▶ _To do_
Transcribe all of the material below word for word and leave out its pictures.

(Items from a dataset)
☆ ☆ ☆

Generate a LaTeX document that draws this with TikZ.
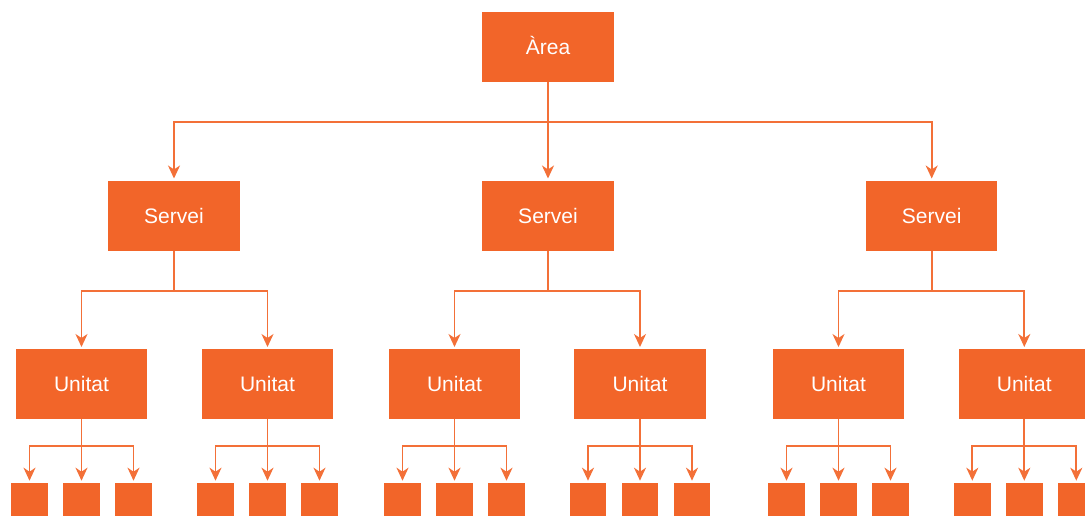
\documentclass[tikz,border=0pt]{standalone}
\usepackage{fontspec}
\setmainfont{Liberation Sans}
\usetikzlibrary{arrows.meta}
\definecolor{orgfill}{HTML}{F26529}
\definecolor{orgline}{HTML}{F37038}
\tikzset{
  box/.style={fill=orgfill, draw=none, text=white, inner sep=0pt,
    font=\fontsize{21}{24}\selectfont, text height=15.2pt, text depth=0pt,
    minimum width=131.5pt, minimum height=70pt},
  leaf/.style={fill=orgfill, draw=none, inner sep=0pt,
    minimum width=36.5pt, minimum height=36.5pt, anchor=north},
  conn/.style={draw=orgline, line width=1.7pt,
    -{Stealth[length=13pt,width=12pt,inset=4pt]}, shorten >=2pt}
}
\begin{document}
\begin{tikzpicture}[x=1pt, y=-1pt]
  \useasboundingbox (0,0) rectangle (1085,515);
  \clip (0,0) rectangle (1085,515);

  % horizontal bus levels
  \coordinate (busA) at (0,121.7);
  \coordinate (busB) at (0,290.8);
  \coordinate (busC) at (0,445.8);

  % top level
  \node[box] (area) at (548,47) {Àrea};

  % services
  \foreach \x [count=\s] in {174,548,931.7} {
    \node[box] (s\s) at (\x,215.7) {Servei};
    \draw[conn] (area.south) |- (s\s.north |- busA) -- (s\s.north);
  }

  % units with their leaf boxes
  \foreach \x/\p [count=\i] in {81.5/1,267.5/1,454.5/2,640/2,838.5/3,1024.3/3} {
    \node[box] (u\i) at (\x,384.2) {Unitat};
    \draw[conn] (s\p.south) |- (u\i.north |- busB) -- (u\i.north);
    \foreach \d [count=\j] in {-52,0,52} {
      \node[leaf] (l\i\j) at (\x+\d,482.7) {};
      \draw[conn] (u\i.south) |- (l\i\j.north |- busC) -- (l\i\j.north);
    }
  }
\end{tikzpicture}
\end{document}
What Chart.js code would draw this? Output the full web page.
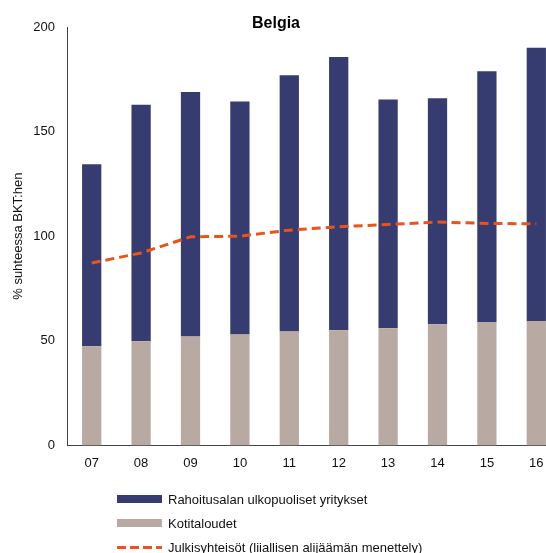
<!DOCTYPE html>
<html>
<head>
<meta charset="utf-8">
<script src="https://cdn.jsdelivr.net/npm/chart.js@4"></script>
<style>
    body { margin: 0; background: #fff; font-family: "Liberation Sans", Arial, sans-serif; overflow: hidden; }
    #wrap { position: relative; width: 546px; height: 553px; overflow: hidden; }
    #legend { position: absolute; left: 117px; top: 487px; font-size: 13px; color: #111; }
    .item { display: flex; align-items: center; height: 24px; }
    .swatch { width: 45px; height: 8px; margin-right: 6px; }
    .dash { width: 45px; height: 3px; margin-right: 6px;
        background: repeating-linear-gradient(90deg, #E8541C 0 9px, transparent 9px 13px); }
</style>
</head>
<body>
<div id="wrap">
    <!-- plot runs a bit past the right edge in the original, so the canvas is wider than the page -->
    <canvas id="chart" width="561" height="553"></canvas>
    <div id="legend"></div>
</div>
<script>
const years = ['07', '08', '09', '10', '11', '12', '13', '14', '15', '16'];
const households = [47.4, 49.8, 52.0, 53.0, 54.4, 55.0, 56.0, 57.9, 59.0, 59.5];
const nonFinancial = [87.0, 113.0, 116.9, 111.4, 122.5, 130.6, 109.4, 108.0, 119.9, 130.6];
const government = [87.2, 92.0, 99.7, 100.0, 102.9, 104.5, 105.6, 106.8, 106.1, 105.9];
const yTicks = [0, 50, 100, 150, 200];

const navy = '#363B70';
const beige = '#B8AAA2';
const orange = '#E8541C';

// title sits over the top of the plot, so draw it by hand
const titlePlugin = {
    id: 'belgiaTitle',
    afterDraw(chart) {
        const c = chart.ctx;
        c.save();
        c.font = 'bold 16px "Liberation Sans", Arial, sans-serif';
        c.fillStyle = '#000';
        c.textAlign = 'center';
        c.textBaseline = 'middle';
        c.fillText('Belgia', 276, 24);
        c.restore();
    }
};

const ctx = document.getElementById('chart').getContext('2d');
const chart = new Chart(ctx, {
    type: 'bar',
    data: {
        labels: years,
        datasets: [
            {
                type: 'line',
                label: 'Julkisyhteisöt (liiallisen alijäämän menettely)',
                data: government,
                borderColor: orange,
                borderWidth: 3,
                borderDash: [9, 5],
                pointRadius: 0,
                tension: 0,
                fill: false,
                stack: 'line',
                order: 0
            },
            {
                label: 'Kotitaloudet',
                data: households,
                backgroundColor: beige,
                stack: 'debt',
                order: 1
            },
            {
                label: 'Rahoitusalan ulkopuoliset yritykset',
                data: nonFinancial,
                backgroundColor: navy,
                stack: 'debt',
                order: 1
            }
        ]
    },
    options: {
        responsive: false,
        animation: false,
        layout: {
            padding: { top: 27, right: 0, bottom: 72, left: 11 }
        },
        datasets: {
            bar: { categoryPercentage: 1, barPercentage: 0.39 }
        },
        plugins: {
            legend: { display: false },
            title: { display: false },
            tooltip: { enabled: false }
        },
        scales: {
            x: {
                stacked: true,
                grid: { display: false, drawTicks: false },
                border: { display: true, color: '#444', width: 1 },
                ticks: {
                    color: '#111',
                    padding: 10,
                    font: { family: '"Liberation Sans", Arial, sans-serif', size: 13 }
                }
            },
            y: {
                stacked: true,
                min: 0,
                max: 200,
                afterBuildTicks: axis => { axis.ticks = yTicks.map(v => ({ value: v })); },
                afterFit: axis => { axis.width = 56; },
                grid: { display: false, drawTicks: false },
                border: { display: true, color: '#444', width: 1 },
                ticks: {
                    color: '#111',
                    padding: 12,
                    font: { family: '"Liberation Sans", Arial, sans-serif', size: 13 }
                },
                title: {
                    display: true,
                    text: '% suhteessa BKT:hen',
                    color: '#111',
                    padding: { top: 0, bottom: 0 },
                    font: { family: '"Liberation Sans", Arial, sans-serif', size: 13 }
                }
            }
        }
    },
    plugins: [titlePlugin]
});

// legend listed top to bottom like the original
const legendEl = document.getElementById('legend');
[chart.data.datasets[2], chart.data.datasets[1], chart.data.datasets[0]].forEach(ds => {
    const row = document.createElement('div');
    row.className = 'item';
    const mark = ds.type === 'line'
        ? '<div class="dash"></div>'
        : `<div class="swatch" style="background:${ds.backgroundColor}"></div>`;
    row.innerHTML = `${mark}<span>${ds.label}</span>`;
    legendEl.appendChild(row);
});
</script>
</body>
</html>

☆ ☆ ☆

▶ _Output below_
Generate a LaTeX document that draws this with TikZ.
\documentclass[tikz,border=0pt]{standalone}
\usepackage{fontspec}
\setmainfont{Liberation Sans}
\usetikzlibrary{arrows.meta}
\definecolor{orgfill}{HTML}{F26529}
\definecolor{orgline}{HTML}{F37038}
\tikzset{
  box/.style={fill=orgfill, draw=none, text=white, inner sep=0pt,
    font=\fontsize{21}{24}\selectfont, text height=15.2pt, text depth=0pt,
    minimum width=131.5pt, minimum height=70pt},
  leaf/.style={fill=orgfill, draw=none, inner sep=0pt,
    minimum width=36.5pt, minimum height=36.5pt, anchor=north},
  conn/.style={draw=orgline, line width=1.7pt,
    -{Stealth[length=13pt,width=12pt,inset=4pt]}, shorten >=2pt}
}
\begin{document}
\begin{tikzpicture}[x=1pt, y=-1pt]
  \useasboundingbox (0,0) rectangle (1085,515);
  \clip (0,0) rectangle (1085,515);

  % horizontal bus levels
  \coordinate (busA) at (0,121.7);
  \coordinate (busB) at (0,290.8);
  \coordinate (busC) at (0,445.8);

  % top level
  \node[box] (area) at (548,47) {Àrea};

  % services
  \foreach \x [count=\s] in {174,548,931.7} {
    \node[box] (s\s) at (\x,215.7) {Servei};
    \draw[conn] (area.south) |- (s\s.north |- busA) -- (s\s.north);
  }

  % units with their leaf boxes
  \foreach \x/\p [count=\i] in {81.5/1,267.5/1,454.5/2,640/2,838.5/3,1024.3/3} {
    \node[box] (u\i) at (\x,384.2) {Unitat};
    \draw[conn] (s\p.south) |- (u\i.north |- busB) -- (u\i.north);
    \foreach \d [count=\j] in {-52,0,52} {
      \node[leaf] (l\i\j) at (\x+\d,482.7) {};
      \draw[conn] (u\i.south) |- (l\i\j.north |- busC) -- (l\i\j.north);
    }
  }
\end{tikzpicture}
\end{document}
What Chart.js code would draw this? Output the full web page.
<!DOCTYPE html>
<html>
<head>
<meta charset="utf-8">
<script src="https://cdn.jsdelivr.net/npm/chart.js@4"></script>
<style>
    body { margin: 0; background: #fff; font-family: "Liberation Sans", Arial, sans-serif; overflow: hidden; }
    #wrap { position: relative; width: 546px; height: 553px; overflow: hidden; }
    #legend { position: absolute; left: 117px; top: 487px; font-size: 13px; color: #111; }
    .item { display: flex; align-items: center; height: 24px; }
    .swatch { width: 45px; height: 8px; margin-right: 6px; }
    .dash { width: 45px; height: 3px; margin-right: 6px;
        background: repeating-linear-gradient(90deg, #E8541C 0 9px, transparent 9px 13px); }
</style>
</head>
<body>
<div id="wrap">
    <!-- plot runs a bit past the right edge in the original, so the canvas is wider than the page -->
    <canvas id="chart" width="561" height="553"></canvas>
    <div id="legend"></div>
</div>
<script>
const years = ['07', '08', '09', '10', '11', '12', '13', '14', '15', '16'];
const households = [47.4, 49.8, 52.0, 53.0, 54.4, 55.0, 56.0, 57.9, 59.0, 59.5];
const nonFinancial = [87.0, 113.0, 116.9, 111.4, 122.5, 130.6, 109.4, 108.0, 119.9, 130.6];
const government = [87.2, 92.0, 99.7, 100.0, 102.9, 104.5, 105.6, 106.8, 106.1, 105.9];
const yTicks = [0, 50, 100, 150, 200];

const navy = '#363B70';
const beige = '#B8AAA2';
const orange = '#E8541C';

// title sits over the top of the plot, so draw it by hand
const titlePlugin = {
    id: 'belgiaTitle',
    afterDraw(chart) {
        const c = chart.ctx;
        c.save();
        c.font = 'bold 16px "Liberation Sans", Arial, sans-serif';
        c.fillStyle = '#000';
        c.textAlign = 'center';
        c.textBaseline = 'middle';
        c.fillText('Belgia', 276, 24);
        c.restore();
    }
};

const ctx = document.getElementById('chart').getContext('2d');
const chart = new Chart(ctx, {
    type: 'bar',
    data: {
        labels: years,
        datasets: [
            {
                type: 'line',
                label: 'Julkisyhteisöt (liiallisen alijäämän menettely)',
                data: government,
                borderColor: orange,
                borderWidth: 3,
                borderDash: [9, 5],
                pointRadius: 0,
                tension: 0,
                fill: false,
                stack: 'line',
                order: 0
            },
            {
                label: 'Kotitaloudet',
                data: households,
                backgroundColor: beige,
                stack: 'debt',
                order: 1
            },
            {
                label: 'Rahoitusalan ulkopuoliset yritykset',
                data: nonFinancial,
                backgroundColor: navy,
                stack: 'debt',
                order: 1
            }
        ]
    },
    options: {
        responsive: false,
        animation: false,
        layout: {
            padding: { top: 27, right: 0, bottom: 72, left: 11 }
        },
        datasets: {
            bar: { categoryPercentage: 1, barPercentage: 0.39 }
        },
        plugins: {
            legend: { display: false },
            title: { display: false },
            tooltip: { enabled: false }
        },
        scales: {
            x: {
                stacked: true,
                grid: { display: false, drawTicks: false },
                border: { display: true, color: '#444', width: 1 },
                ticks: {
                    color: '#111',
                    padding: 10,
                    font: { family: '"Liberation Sans", Arial, sans-serif', size: 13 }
                }
            },
            y: {
                stacked: true,
                min: 0,
                max: 200,
                afterBuildTicks: axis => { axis.ticks = yTicks.map(v => ({ value: v })); },
                afterFit: axis => { axis.width = 56; },
                grid: { display: false, drawTicks: false },
                border: { display: true, color: '#444', width: 1 },
                ticks: {
                    color: '#111',
                    padding: 12,
                    font: { family: '"Liberation Sans", Arial, sans-serif', size: 13 }
                },
                title: {
                    display: true,
                    text: '% suhteessa BKT:hen',
                    color: '#111',
                    padding: { top: 0, bottom: 0 },
                    font: { family: '"Liberation Sans", Arial, sans-serif', size: 13 }
                }
            }
        }
    },
    plugins: [titlePlugin]
});

// legend listed top to bottom like the original
const legendEl = document.getElementById('legend');
[chart.data.datasets[2], chart.data.datasets[1], chart.data.datasets[0]].forEach(ds => {
    const row = document.createElement('div');
    row.className = 'item';
    const mark = ds.type === 'line'
        ? '<div class="dash"></div>'
        : `<div class="swatch" style="background:${ds.backgroundColor}"></div>`;
    row.innerHTML = `${mark}<span>${ds.label}</span>`;
    legendEl.appendChild(row);
});
</script>
</body>
</html>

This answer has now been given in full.